Among the journals that we investigated in the specified six-month window, only the Journal of Biomedical Materials, the Journal of Translational Medicine, and Scientific Reports had articles with information on the race of primary cell donors, with only 6 Whites and 1 African American among the three (Fig. 2b). Other journals such as Advanced Healthcare Materials and ACS Biomaterials Science and Engineering showed no reporting of race, although the races or ancestries of several of the cell lines used in these journals can be found through a search of public databases.

Though our review is a snapshot of six months and only includes ten journals, we believe these results are likely to be consistent across the field. Our study points out the lack of reporting on race and ancestry in biomedical in vitro work. It is essential for this lack of reporting to be addressed. To better represent the U.S. population, researchers must consider race and ancestry when experimenting with human cells in vitro. Ancestry ID specifically can be obtained by genotyping and should be reported when human cells are used in biomedical and biomaterial research.
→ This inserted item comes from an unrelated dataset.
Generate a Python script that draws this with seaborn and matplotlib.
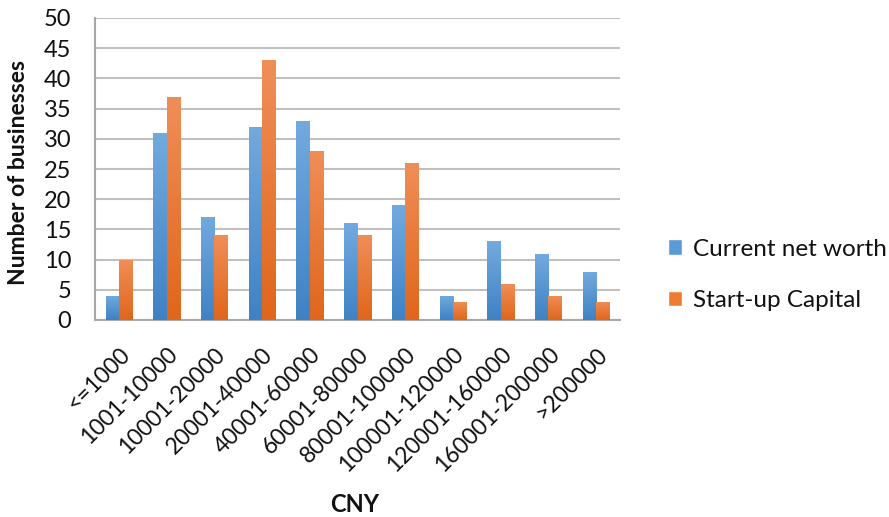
import matplotlib
matplotlib.use("Agg")
import matplotlib.pyplot as plt
import seaborn as sns
import pandas as pd
import numpy as np
from matplotlib.colors import LinearSegmentedColormap

categories = ["<=1000", "1001-10000", "10001-20000", "20001-40000", "40001-60000",
              "60001-80000", "80001-100000", "100001-120000", "120001-160000",
              "160001-200000", ">200000"]
current_net_worth = [4, 31, 17, 32, 33, 16, 19, 4, 13, 11, 8]
startup_capital = [10, 37, 14, 43, 28, 14, 26, 3, 6, 4, 3]
series_names = ["Current net worth", "Start-up Capital"]
y_ticks = [0, 5, 10, 15, 20, 25, 30, 35, 40, 45, 50]

df = pd.DataFrame({
    "CNY": categories * 2,
    "value": current_net_worth + startup_capital,
    "series": [series_names[0]] * len(categories) + [series_names[1]] * len(categories),
})

sns.set_theme(style="white")
plt.rcParams["font.family"] = ["Lato", "DejaVu Sans"]

blue = "#5b9bd5"
orange = "#ed7d31"
txt = "#111111"

fig = plt.figure(figsize=(8.89, 5.17), dpi=100)
ax = fig.add_axes([95 / 889, 1 - 320 / 517, 525 / 889, 302 / 517])

sns.barplot(data=df, x="CNY", y="value", hue="series", order=categories,
            hue_order=series_names, palette=[blue, orange], width=0.56,
            saturation=1, ax=ax, legend=True, zorder=3)

# gradient fill on bars
grads = [
    LinearSegmentedColormap.from_list("b", ["#3f82c4", "#72aade"]),
    LinearSegmentedColormap.from_list("o", ["#e0661b", "#f08e58"]),
]
for i, cont in enumerate(ax.containers):
    cmap = grads[i]
    for p in cont.patches:
        x0, y0 = p.get_x(), p.get_y()
        w, h = p.get_width(), p.get_height()
        if h <= 0:
            continue
        grad = np.linspace(0, 1, 100).reshape(-1, 1)
        im = ax.imshow(grad, cmap=cmap, origin="lower", aspect="auto",
                       extent=[x0, x0 + w, y0, y0 + h], zorder=3.5)
        im.set_clip_path(p)
        p.set_edgecolor("none")

ax.set_xlim(-0.5, len(categories) - 0.5)
ax.set_ylim(0, 50)
ax.set_yticks(y_ticks)
ax.set_yticklabels([str(t) for t in y_ticks], fontsize=17, color=txt)
ax.yaxis.grid(True, color="#c0c0c0", linewidth=1.5, zorder=0)
ax.set_axisbelow(True)

ax.set_xticks(range(len(categories)))
ax.set_xticklabels(categories, rotation=45, ha="right", rotation_mode="anchor",
                   fontsize=16.5, color=txt)
ax.tick_params(axis="x", which="major", length=0, pad=17)
ax.set_xticks(np.arange(-0.5, len(categories), 1.0), minor=True)
ax.tick_params(axis="x", which="minor", length=6, width=1.2, color="#a8a8a8", direction="out")
ax.tick_params(axis="y", length=8, width=1.2, color="#a8a8a8", direction="out", pad=9)

for s in ["top", "right"]:
    ax.spines[s].set_visible(False)
for s in ["left", "bottom"]:
    ax.spines[s].set_color("#a8a8a8")
    ax.spines[s].set_linewidth(1.5)

ax.set_ylabel("Number of businesses", fontsize=16.5, fontweight="bold", color=txt)
ax.yaxis.set_label_coords(-66 / 525, 0.49)
ax.set_xlabel("")
fig.text(355 / 889, 1 - 505 / 517, "CNY", fontsize=17, fontweight="bold",
         ha="center", va="center", color=txt)

leg = ax.legend(loc="center left", bbox_to_anchor=(1.091, 0.15), frameon=False,
                fontsize=17.5, handlelength=0.6, handleheight=0.6, labelspacing=1.25,
                handletextpad=0.45, borderpad=0, borderaxespad=0)
for t in leg.get_texts():
    t.set_color(txt)

fig.savefig("out.png", dpi=100)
The Consideration of Cell Vendors

It is possible to obtain human cells from a multitude of cell vendors from around the world, and researchers may select either primary cells or cell lines for their research. These vendors, such as ATCC, Lifeline Cell Technologies, Cell Applications Inc., European Collection of Cell Cultures, and ThermoFisher Scientific, include certificates of analysis for their cell products. Although the majority of these vendors do not have the ancestries of the donors reported on their websites, product descriptions, or specification sheets, researchers can contact the vendors to place a customized order for a specific ancestry. Additionally, some vendors, including ATCC, Cell Applications, and Lifeline Cell Technologies, include ancestries in their certificate of analysis. ATCC is also a notable exception in that they largely do report the ancestry of the donors on their website. Lifeline Cell Technologies may provide all donor specifications, including ancestry, if contacted. Cell Applications does not require reporting on the ancestry of donors when acquiring and specifying cells; however, they will locate the ancestry of the donor for the product in question upon request. ThermoFisher also reports ancestries as batch-specific and on their products’ certificates of analysis. Interestingly, we observed that ancestry specifications are more frequent for cell lines than for primary cells.

The fact that it is not common practice for cell vendors to report the ancestries of all cells is inhibitory for researchers acquiring that information. We suggest that companies implement protocols that would require them to obtain and readily release critical de-identified donor information to customers. This includes ensuring every cell product has the ancestry of the donor documented and easy to find. Requiring cell vendors to include this information would allow researchers, especially those focusing on precision medicine applications, to make informed decisions when acquiring cells for their studies. The inclusion of ancestry would also allow greater transparency towards which cells are assessed within biomedical research.

Consider Ancestry: Opportunities to Reverse this Trend

The ancestry of cells to be used for in vitro experiments should be carefully considered during the design stage of the work. The genetic and epigenetic differences between cells from donors of different ancestries should be recognized as instrumental players in the cells’ responses to stimuli, and so should no longer be casually ignored. The incorporation of information on the ancestral background of the cells used in the lab will lead to better clinical translation and help pave the way for more personalized medicine.